** Goal **
Give the data below again exactly as written, without its pictures.

** Given data **
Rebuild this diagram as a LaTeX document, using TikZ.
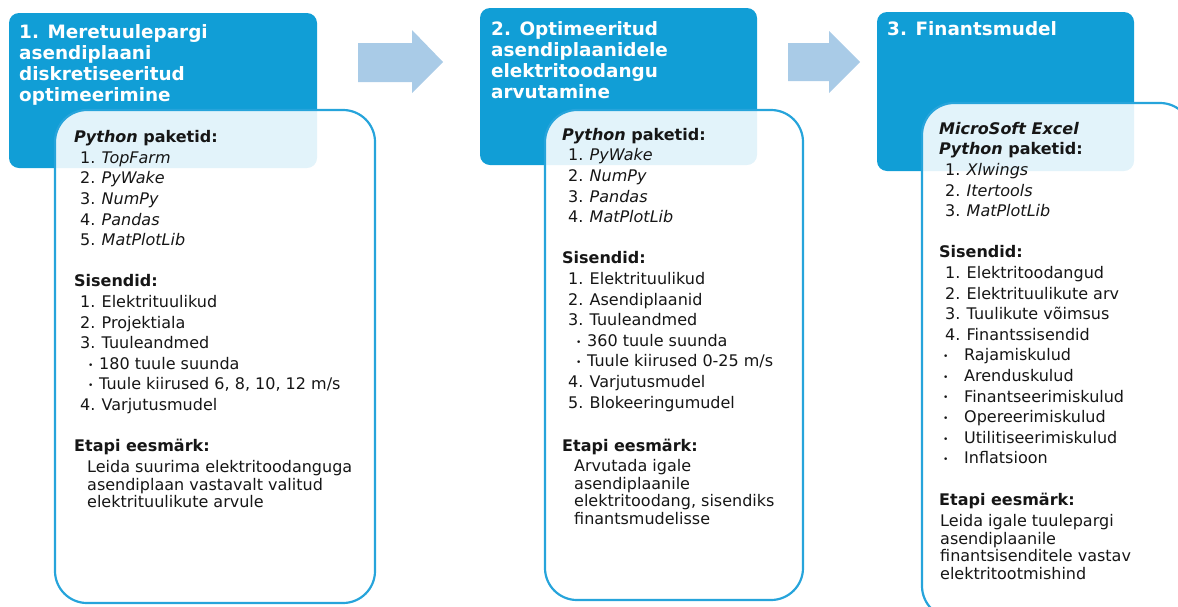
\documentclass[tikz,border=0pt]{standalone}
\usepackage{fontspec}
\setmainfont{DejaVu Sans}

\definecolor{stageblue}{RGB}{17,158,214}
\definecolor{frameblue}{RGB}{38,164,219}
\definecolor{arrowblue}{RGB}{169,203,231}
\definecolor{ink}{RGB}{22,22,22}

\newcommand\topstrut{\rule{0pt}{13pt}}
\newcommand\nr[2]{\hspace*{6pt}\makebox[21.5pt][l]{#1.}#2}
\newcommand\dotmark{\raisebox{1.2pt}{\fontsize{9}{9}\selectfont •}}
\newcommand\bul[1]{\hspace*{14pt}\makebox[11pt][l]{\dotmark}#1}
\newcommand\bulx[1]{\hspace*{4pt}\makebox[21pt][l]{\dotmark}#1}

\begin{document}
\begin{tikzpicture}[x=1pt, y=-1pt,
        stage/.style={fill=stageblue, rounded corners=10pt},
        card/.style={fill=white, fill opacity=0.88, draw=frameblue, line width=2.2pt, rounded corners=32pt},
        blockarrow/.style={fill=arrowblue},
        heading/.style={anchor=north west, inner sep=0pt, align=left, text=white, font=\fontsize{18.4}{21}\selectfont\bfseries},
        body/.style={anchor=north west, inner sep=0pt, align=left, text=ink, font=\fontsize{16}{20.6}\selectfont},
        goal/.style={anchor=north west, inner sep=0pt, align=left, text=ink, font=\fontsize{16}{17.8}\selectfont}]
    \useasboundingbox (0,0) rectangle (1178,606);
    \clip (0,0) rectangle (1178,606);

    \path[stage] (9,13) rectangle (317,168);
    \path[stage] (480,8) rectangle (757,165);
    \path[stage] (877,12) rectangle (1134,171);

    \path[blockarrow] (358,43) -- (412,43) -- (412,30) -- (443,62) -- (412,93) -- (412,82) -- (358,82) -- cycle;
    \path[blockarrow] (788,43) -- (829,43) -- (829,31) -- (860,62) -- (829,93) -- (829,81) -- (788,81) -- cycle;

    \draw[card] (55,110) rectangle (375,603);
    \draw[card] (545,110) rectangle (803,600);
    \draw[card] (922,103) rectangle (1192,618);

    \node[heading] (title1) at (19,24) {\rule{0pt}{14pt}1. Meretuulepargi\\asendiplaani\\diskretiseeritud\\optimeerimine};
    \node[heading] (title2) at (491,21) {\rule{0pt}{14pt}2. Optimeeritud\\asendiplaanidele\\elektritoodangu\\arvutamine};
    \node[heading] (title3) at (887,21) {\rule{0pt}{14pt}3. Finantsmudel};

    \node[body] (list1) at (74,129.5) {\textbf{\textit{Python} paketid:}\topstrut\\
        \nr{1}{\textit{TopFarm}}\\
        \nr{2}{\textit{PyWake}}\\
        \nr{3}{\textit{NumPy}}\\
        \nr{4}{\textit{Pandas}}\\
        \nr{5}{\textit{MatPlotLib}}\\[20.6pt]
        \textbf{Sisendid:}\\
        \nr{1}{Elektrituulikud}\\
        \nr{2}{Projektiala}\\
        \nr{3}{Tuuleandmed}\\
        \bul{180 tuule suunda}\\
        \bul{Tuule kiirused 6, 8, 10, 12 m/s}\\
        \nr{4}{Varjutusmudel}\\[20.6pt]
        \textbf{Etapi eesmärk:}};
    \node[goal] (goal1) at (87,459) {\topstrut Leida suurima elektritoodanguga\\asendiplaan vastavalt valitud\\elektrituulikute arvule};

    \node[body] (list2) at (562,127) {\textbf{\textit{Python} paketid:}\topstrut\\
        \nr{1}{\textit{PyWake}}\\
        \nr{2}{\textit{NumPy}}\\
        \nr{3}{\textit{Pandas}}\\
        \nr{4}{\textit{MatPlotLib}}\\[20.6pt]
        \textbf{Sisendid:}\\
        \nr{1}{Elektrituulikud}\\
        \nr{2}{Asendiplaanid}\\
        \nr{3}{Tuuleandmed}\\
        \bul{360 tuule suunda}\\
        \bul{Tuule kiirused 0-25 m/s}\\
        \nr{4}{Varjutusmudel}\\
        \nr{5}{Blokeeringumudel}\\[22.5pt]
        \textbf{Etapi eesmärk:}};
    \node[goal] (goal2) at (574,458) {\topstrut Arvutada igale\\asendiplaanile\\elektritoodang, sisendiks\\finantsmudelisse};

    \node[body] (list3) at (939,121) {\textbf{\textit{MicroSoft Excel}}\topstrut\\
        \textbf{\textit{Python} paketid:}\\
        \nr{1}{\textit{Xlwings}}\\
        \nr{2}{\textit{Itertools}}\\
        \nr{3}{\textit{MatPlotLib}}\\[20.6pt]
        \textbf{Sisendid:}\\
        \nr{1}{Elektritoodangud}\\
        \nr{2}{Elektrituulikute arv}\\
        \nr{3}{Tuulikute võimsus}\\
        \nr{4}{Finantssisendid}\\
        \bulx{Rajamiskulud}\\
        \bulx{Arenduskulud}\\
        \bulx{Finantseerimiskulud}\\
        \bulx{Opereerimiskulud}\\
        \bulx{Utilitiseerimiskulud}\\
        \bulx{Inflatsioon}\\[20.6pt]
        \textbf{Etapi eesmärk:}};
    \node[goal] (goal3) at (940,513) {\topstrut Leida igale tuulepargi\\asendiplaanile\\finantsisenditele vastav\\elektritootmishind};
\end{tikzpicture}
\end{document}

** Task output **
Rebuild this diagram as a LaTeX document, using TikZ.
\documentclass[tikz,border=0pt]{standalone}
\usepackage{fontspec}
\setmainfont{DejaVu Sans}

\definecolor{stageblue}{RGB}{17,158,214}
\definecolor{frameblue}{RGB}{38,164,219}
\definecolor{arrowblue}{RGB}{169,203,231}
\definecolor{ink}{RGB}{22,22,22}

\newcommand\topstrut{\rule{0pt}{13pt}}
\newcommand\nr[2]{\hspace*{6pt}\makebox[21.5pt][l]{#1.}#2}
\newcommand\dotmark{\raisebox{1.2pt}{\fontsize{9}{9}\selectfont •}}
\newcommand\bul[1]{\hspace*{14pt}\makebox[11pt][l]{\dotmark}#1}
\newcommand\bulx[1]{\hspace*{4pt}\makebox[21pt][l]{\dotmark}#1}

\begin{document}
\begin{tikzpicture}[x=1pt, y=-1pt,
        stage/.style={fill=stageblue, rounded corners=10pt},
        card/.style={fill=white, fill opacity=0.88, draw=frameblue, line width=2.2pt, rounded corners=32pt},
        blockarrow/.style={fill=arrowblue},
        heading/.style={anchor=north west, inner sep=0pt, align=left, text=white, font=\fontsize{18.4}{21}\selectfont\bfseries},
        body/.style={anchor=north west, inner sep=0pt, align=left, text=ink, font=\fontsize{16}{20.6}\selectfont},
        goal/.style={anchor=north west, inner sep=0pt, align=left, text=ink, font=\fontsize{16}{17.8}\selectfont}]
    \useasboundingbox (0,0) rectangle (1178,606);
    \clip (0,0) rectangle (1178,606);

    \path[stage] (9,13) rectangle (317,168);
    \path[stage] (480,8) rectangle (757,165);
    \path[stage] (877,12) rectangle (1134,171);

    \path[blockarrow] (358,43) -- (412,43) -- (412,30) -- (443,62) -- (412,93) -- (412,82) -- (358,82) -- cycle;
    \path[blockarrow] (788,43) -- (829,43) -- (829,31) -- (860,62) -- (829,93) -- (829,81) -- (788,81) -- cycle;

    \draw[card] (55,110) rectangle (375,603);
    \draw[card] (545,110) rectangle (803,600);
    \draw[card] (922,103) rectangle (1192,618);

    \node[heading] (title1) at (19,24) {\rule{0pt}{14pt}1. Meretuulepargi\\asendiplaani\\diskretiseeritud\\optimeerimine};
    \node[heading] (title2) at (491,21) {\rule{0pt}{14pt}2. Optimeeritud\\asendiplaanidele\\elektritoodangu\\arvutamine};
    \node[heading] (title3) at (887,21) {\rule{0pt}{14pt}3. Finantsmudel};

    \node[body] (list1) at (74,129.5) {\textbf{\textit{Python} paketid:}\topstrut\\
        \nr{1}{\textit{TopFarm}}\\
        \nr{2}{\textit{PyWake}}\\
        \nr{3}{\textit{NumPy}}\\
        \nr{4}{\textit{Pandas}}\\
        \nr{5}{\textit{MatPlotLib}}\\[20.6pt]
        \textbf{Sisendid:}\\
        \nr{1}{Elektrituulikud}\\
        \nr{2}{Projektiala}\\
        \nr{3}{Tuuleandmed}\\
        \bul{180 tuule suunda}\\
        \bul{Tuule kiirused 6, 8, 10, 12 m/s}\\
        \nr{4}{Varjutusmudel}\\[20.6pt]
        \textbf{Etapi eesmärk:}};
    \node[goal] (goal1) at (87,459) {\topstrut Leida suurima elektritoodanguga\\asendiplaan vastavalt valitud\\elektrituulikute arvule};

    \node[body] (list2) at (562,127) {\textbf{\textit{Python} paketid:}\topstrut\\
        \nr{1}{\textit{PyWake}}\\
        \nr{2}{\textit{NumPy}}\\
        \nr{3}{\textit{Pandas}}\\
        \nr{4}{\textit{MatPlotLib}}\\[20.6pt]
        \textbf{Sisendid:}\\
        \nr{1}{Elektrituulikud}\\
        \nr{2}{Asendiplaanid}\\
        \nr{3}{Tuuleandmed}\\
        \bul{360 tuule suunda}\\
        \bul{Tuule kiirused 0-25 m/s}\\
        \nr{4}{Varjutusmudel}\\
        \nr{5}{Blokeeringumudel}\\[22.5pt]
        \textbf{Etapi eesmärk:}};
    \node[goal] (goal2) at (574,458) {\topstrut Arvutada igale\\asendiplaanile\\elektritoodang, sisendiks\\finantsmudelisse};

    \node[body] (list3) at (939,121) {\textbf{\textit{MicroSoft Excel}}\topstrut\\
        \textbf{\textit{Python} paketid:}\\
        \nr{1}{\textit{Xlwings}}\\
        \nr{2}{\textit{Itertools}}\\
        \nr{3}{\textit{MatPlotLib}}\\[20.6pt]
        \textbf{Sisendid:}\\
        \nr{1}{Elektritoodangud}\\
        \nr{2}{Elektrituulikute arv}\\
        \nr{3}{Tuulikute võimsus}\\
        \nr{4}{Finantssisendid}\\
        \bulx{Rajamiskulud}\\
        \bulx{Arenduskulud}\\
        \bulx{Finantseerimiskulud}\\
        \bulx{Opereerimiskulud}\\
        \bulx{Utilitiseerimiskulud}\\
        \bulx{Inflatsioon}\\[20.6pt]
        \textbf{Etapi eesmärk:}};
    \node[goal] (goal3) at (940,513) {\topstrut Leida igale tuulepargi\\asendiplaanile\\finantsisenditele vastav\\elektritootmishind};
\end{tikzpicture}
\end{document}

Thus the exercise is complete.